Aujourd’hui, le pays compte quatre usines à savoir Corson, Bois-Chéri, La-Chartreuse et Kuanfu-Tea (Dubreuil). Une superficie de 1 500 arpents est consacrée à la culture du thé. La production annuelle du thé transformé à Maurice s’élève à 1 350 tonnes. 30% du thé consommé à Maurice est importé ou mélangé (Blended) au thé local.
Comme l’explique Olivier Baissac, l’ambition d’ENL Agri est de redynamiser la production théière à Maurice, de produire une qualité de feuilles supérieure, de réduire la dépendance aux importations tout en favorisant une industrie du thé plus robuste et compétitive et jouer en rôle pivot comme facilitateur auprès des petits planteurs dans l’industrie du thé.
Gilbert Espitalier-Noël, CEO d’ENL
« Nous sommes plus que jamais engagés dans l’agriculture »
Le CEO d’ENL, Gilbert Espitalier-Noël, a, dans son intervention à l’occasion du lancement de la plantation de thé, souligné que le groupe ENL est toujours très engagé dans la production agricole à Maurice.
Ainsi, le groupe ENL est toujours attaché à la production de la canne à sucre qui est cultivée sur 9 000 hectares dans le pays et est le troisième plus gros producteur de canne à Maurice. Il représente un poids de 12% de la production de pommes de terre et avec les ananas entre autres à Bel-Ombre de même qu’une présence très engagée dans la culture vivrière.
« Grâce aux serres à la culture hydroponique, mais aussi en partenariat avec de nombreux petits planteurs, à qui nous fournissons des semences une variété de légumes est produite et les produits sont distribués avec l’aide de Panagora Marketing, dans les supermarchés de l’île et dans les hôtels, restaurants, etc, 3 800 tonnes sont produites en partenariat avec le groupe Eclosia. De plus, ENL a un élevage de 350 têtes de bétail à Savannah, le plus gros cheptel de l’île. Il y a également un élevage de cerfs sur 5 000 arpents avec 20 % de la production de viande de cerf à Maurice », dit-il.
Gilbert Espitalier-Noël avance toutefois que sur un petit territoire, comme l’île Maurice, il est inévitable qu’il y ait une cohabitation entre le développement, les infrastructures routières, les gares, les bureaux, les centres commerciaux, les résidences. « C’est quelque chose que nous devons accepter. Je pense que l’agriculture et l’immobilier sont complémentaires dans un pays, qui doit se développer et essayer de préserver le moindre lopin de terre, ce qui est difficile dans un pays comme le nôtre. Il y a un équilibre à respecter.

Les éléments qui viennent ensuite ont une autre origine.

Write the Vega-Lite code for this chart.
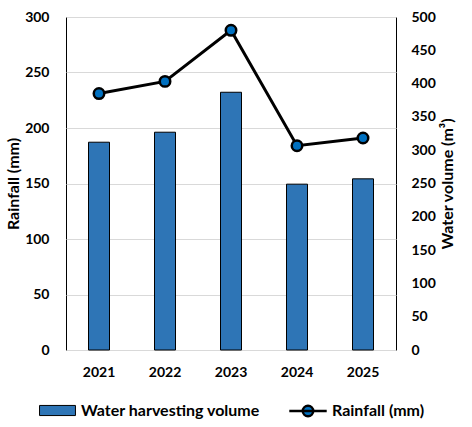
{
  "$schema": "https://vega.github.io/schema/vega-lite/v6.json",
  "width": 330,
  "height": 333,
  "autosize": "none",
  "padding": {"left": 66, "top": 17, "right": 76, "bottom": 77},
  "config": {
    "font": "Lato",
    "view": {"stroke": "black", "strokeWidth": 1},
    "axis": {
      "labelFont": "Lato",
      "labelFontWeight": "bold",
      "labelFontSize": 14,
      "labelColor": "black",
      "titleFont": "Lato",
      "titleFontWeight": "bold",
      "titleFontSize": 16,
      "titleColor": "black",
      "ticks": false,
      "domain": false,
      "gridColor": "#D9D9D9",
      "gridWidth": 1
    },
    "legend": {
      "orient": "bottom",
      "direction": "horizontal",
      "offset": 12,
      "labelFont": "Lato",
      "labelFontSize": 16,
      "labelFontWeight": "bold",
      "labelColor": "black",
      "labelOffset": 4,
      "labelLimit": 300,
      "symbolSize": 1400,
      "symbolOpacity": 1,
      "layout": {"bottom": {"anchor": "middle", "direction": "horizontal", "margin": 28}}
    }
  },
  "data": {
    "values": [
      {"year": "2021", "volume": 312, "rainfall": 231},
      {"year": "2022", "volume": 327, "rainfall": 242},
      {"year": "2023", "volume": 387, "rainfall": 288},
      {"year": "2024", "volume": 249, "rainfall": 184},
      {"year": "2025", "volume": 257, "rainfall": 191}
    ]
  },
  "encoding": {
    "x": {
      "field": "year",
      "type": "ordinal",
      "axis": {"title": null, "labelAngle": 0, "labelPadding": 15, "grid": false}
    }
  },
  "layer": [
    {
      "mark": {"type": "bar", "width": 21, "stroke": "black", "strokeWidth": 1},
      "encoding": {
        "y": {
          "field": "volume",
          "type": "quantitative",
          "scale": {"domain": [0, 500]},
          "axis": {
            "orient": "right",
            "title": "Water volume (m³)",
            "titleAngle": 270,
            "tickCount": 10,
            "grid": false,
            "labelPadding": 15,
            "titlePadding": 20
          }
        },
        "fill": {
          "datum": "Water harvesting volume",
          "scale": {"range": ["#2E75B6"]},
          "legend": {
            "title": null,
            "symbolType": "M-0.96,-0.27H0.96V0.27H-0.96Z",
            "symbolStrokeColor": "black",
            "symbolStrokeWidth": 1
          }
        }
      }
    },
    {
      "encoding": {
        "y": {
          "field": "rainfall",
          "type": "quantitative",
          "scale": {"domain": [0, 300]},
          "axis": {
            "orient": "left",
            "title": "Rainfall (mm)",
            "tickCount": 6,
            "grid": true,
            "labelPadding": 17,
            "titlePadding": 3
          }
        }
      },
      "layer": [
        {
          "mark": {"type": "line", "strokeWidth": 3},
          "encoding": {
            "stroke": {
              "datum": "Rainfall (mm)",
              "scale": {"range": ["black"]},
              "legend": {
                "title": null,
                "symbolType": "M-1,0H1M0.28,0A0.28,0.28,0,1,1,-0.28,0A0.28,0.28,0,1,1,0.28,0Z",
                "symbolFillColor": "#0070C0",
                "symbolStrokeWidth": 2.5
              }
            }
          }
        },
        {
          "mark": {
            "type": "point",
            "filled": true,
            "fill": "#0070C0",
            "stroke": "black",
            "strokeWidth": 2.5,
            "size": 110,
            "opacity": 1
          }
        }
      ]
    }
  ],
  "resolve": {"scale": {"y": "independent"}}
}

Et c’est cet équilibre que nous, chez ENL, nous essayons de maintenir depuis des décennies », concède-t-il.
« Nous considérons l’immobilier comme un levier de développement économique et de la qualité de vie. Pour nous, les biens immobiliers que nous construisons à côté de nos champs de canne à sucre ou de thé ne sont pas des bâtiments. Nous ne sommes pas des constructeurs de bâtiments, mais des promoteurs de ce que nous appelons des lieux de vie », insiste-t-il.
Par ailleurs, il estime qu’il faut faire une différence entre l’autosuffisance et la sécurité alimentaire car il est difficile de produire tous les besoins alimentaires de la population à Maurice. Il met l’accent sur la nécessité de moderniser la production agricole.
« La modernisation de ces cultures passe par une agriculture intensive, des techniques modernes de localisation GPS, la mécanisation des champs, etc. Je pense que nous avons beaucoup observé cette tendance ou cette évolution avec la canne à sucre ces dernières années. Je ne suis pas sûr que nous ayons déjà suivi le même chemin pour la culture vivrière et la culture fruitière », avoue Gilbert Espitalier-Noël.